The documentation submitted establishes that the protestant is the owner of the yacht, and was the exporter of the yacht, and that the yacht was brought to the U.S. to sell, but no sale occurred. There is no evidence to indicate that the owners of Percal are other than non-U.S. resident Mexican citizens. The protestant asserts that the Crew List is a cruising license. It is not apparent from the Crew List, that the Crew List is anything but a Crew List. However, whether or not the document is a cruising license, it along with the Log Book submissions does establish the intent of the vessel to be cruising in Mexico, and that it in fact did cruise in Mexico. There is no evidence of any intent to return the yacht to the U.S. at the time it cleared Port Everglades, and left Key West. Under these specific facts presented here, limited purpose of the yacht in the U.S., clearance documentation, foreign registry, non-resident foreign ownership, and documentation of cruising in a foreign country, we find that there was a physical severance of the yacht from the U.S. and an intent of uniting the yacht with the mass of things belonging to some foreign country.

HOLDING:

The evidence of a limited purpose importation, clearance documentation, foreign registry, non-resident foreign ownership, and documentation of cruising in a foreign country, with no evidence to the contrary, is sufficient to establish the exportation of the yacht for purposes of drawback under 19 U.S.C. §1313(j)(1).

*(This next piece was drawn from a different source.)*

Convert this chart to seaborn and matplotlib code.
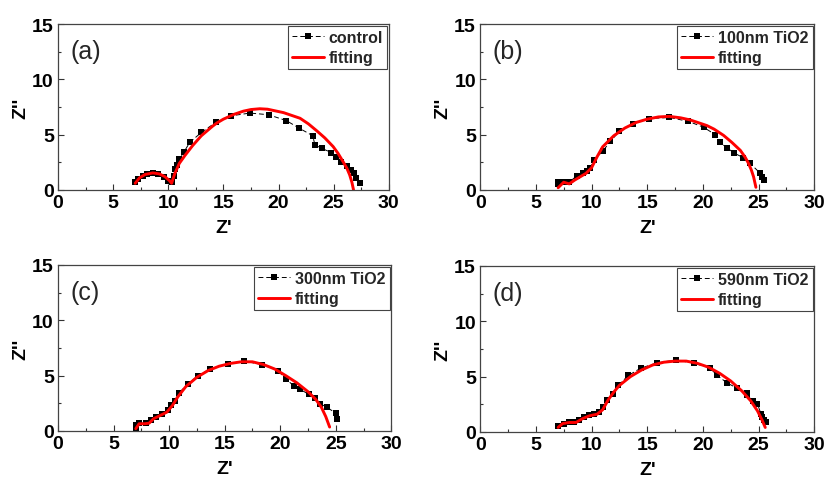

This protest should be GRANTED. In accordance with Section 3A(11)(b) of Customs Directive 099 3550-065, dated August 4, 1993, Subject: Revised Protest Directive, you are to mail this decision, together with the Customs Form 19, to the Protestant no later than 60 days from the date of this letter. Any reliquidation of the entry or entries in accordance with the decision must be accomplished prior to mailing the decision.

Sixty days from the date of the decision, the Office of Regulations and Rulings will make the decision available to Customs personnel, and to the public on the Customs Home Page on the World Wide Web at www.customs.ustreas.gov by means of the Freedom of Information Act, and other methods of public distribution.